#### Dataset records:
— START —

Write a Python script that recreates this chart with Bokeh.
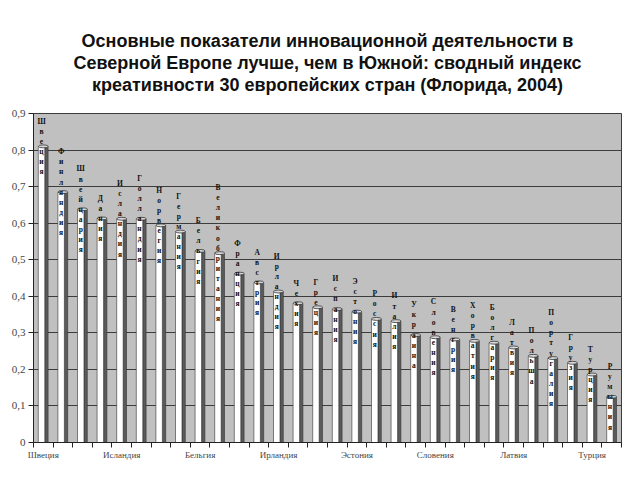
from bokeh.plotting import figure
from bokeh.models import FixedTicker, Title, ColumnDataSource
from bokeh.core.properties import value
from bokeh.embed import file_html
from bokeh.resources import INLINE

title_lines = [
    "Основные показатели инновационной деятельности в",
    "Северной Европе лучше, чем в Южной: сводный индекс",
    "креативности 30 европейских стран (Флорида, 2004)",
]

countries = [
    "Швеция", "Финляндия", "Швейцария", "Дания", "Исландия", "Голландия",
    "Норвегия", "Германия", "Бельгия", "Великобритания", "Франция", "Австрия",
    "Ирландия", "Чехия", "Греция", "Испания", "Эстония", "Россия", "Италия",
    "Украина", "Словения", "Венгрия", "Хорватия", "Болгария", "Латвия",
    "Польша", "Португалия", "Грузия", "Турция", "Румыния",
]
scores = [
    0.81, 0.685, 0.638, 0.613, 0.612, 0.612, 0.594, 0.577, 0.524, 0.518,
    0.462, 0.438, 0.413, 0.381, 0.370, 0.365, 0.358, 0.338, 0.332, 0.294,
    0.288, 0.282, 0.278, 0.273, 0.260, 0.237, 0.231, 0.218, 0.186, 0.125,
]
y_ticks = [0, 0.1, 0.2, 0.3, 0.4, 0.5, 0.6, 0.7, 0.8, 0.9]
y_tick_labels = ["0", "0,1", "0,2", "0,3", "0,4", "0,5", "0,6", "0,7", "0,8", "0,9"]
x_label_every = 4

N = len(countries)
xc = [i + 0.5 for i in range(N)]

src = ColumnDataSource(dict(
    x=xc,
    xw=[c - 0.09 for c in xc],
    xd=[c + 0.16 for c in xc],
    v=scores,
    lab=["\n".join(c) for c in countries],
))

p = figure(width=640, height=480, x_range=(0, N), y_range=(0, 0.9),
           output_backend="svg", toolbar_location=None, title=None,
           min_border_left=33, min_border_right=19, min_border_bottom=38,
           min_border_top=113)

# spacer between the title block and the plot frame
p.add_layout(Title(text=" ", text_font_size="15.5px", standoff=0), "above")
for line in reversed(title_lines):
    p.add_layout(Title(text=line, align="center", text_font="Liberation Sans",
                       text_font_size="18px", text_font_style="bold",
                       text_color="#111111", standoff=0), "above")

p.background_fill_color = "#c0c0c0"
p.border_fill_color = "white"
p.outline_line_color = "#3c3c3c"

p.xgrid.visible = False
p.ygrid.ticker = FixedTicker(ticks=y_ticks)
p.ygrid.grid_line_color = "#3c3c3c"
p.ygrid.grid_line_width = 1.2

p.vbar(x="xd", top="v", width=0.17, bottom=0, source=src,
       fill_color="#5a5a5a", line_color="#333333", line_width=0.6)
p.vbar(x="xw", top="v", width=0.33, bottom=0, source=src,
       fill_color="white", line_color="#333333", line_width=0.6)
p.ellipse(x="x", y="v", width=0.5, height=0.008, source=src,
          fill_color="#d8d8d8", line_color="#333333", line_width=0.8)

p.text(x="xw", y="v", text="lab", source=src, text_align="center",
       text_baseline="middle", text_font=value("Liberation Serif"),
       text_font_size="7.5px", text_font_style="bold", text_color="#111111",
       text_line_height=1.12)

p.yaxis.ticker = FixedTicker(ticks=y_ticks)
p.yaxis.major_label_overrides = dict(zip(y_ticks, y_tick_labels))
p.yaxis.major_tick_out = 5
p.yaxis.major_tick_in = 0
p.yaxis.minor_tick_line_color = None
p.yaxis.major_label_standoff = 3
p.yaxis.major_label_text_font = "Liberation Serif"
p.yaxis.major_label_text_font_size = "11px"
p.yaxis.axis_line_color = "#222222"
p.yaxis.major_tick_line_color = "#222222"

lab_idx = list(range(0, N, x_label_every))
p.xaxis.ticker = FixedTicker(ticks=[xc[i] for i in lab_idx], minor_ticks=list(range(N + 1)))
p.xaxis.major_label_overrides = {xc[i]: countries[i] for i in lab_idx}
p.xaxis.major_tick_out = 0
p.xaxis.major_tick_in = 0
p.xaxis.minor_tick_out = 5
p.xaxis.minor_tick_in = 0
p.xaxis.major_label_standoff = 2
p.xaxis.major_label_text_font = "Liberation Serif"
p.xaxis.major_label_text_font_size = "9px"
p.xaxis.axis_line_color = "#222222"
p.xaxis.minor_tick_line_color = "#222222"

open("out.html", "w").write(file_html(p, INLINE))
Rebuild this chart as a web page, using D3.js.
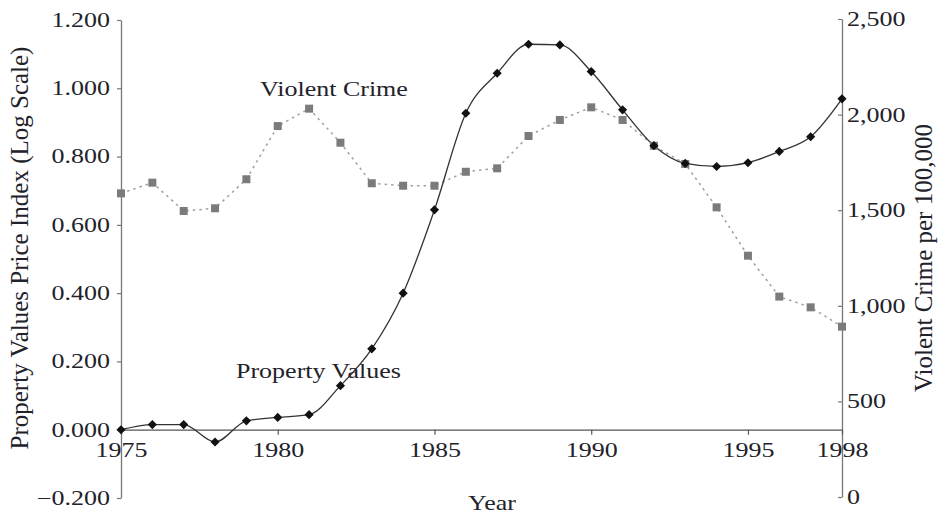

— END —

#### Task to complete:
Copy exactly the lines from the first line of the records above through the line with "from bokeh.resources import INLINE", both included, and nothing else. Pictures stay out.

#### Answer below:
Write a Python script that recreates this chart with Bokeh.
from bokeh.plotting import figure
from bokeh.models import FixedTicker, Title, ColumnDataSource
from bokeh.core.properties import value
from bokeh.embed import file_html
from bokeh.resources import INLINE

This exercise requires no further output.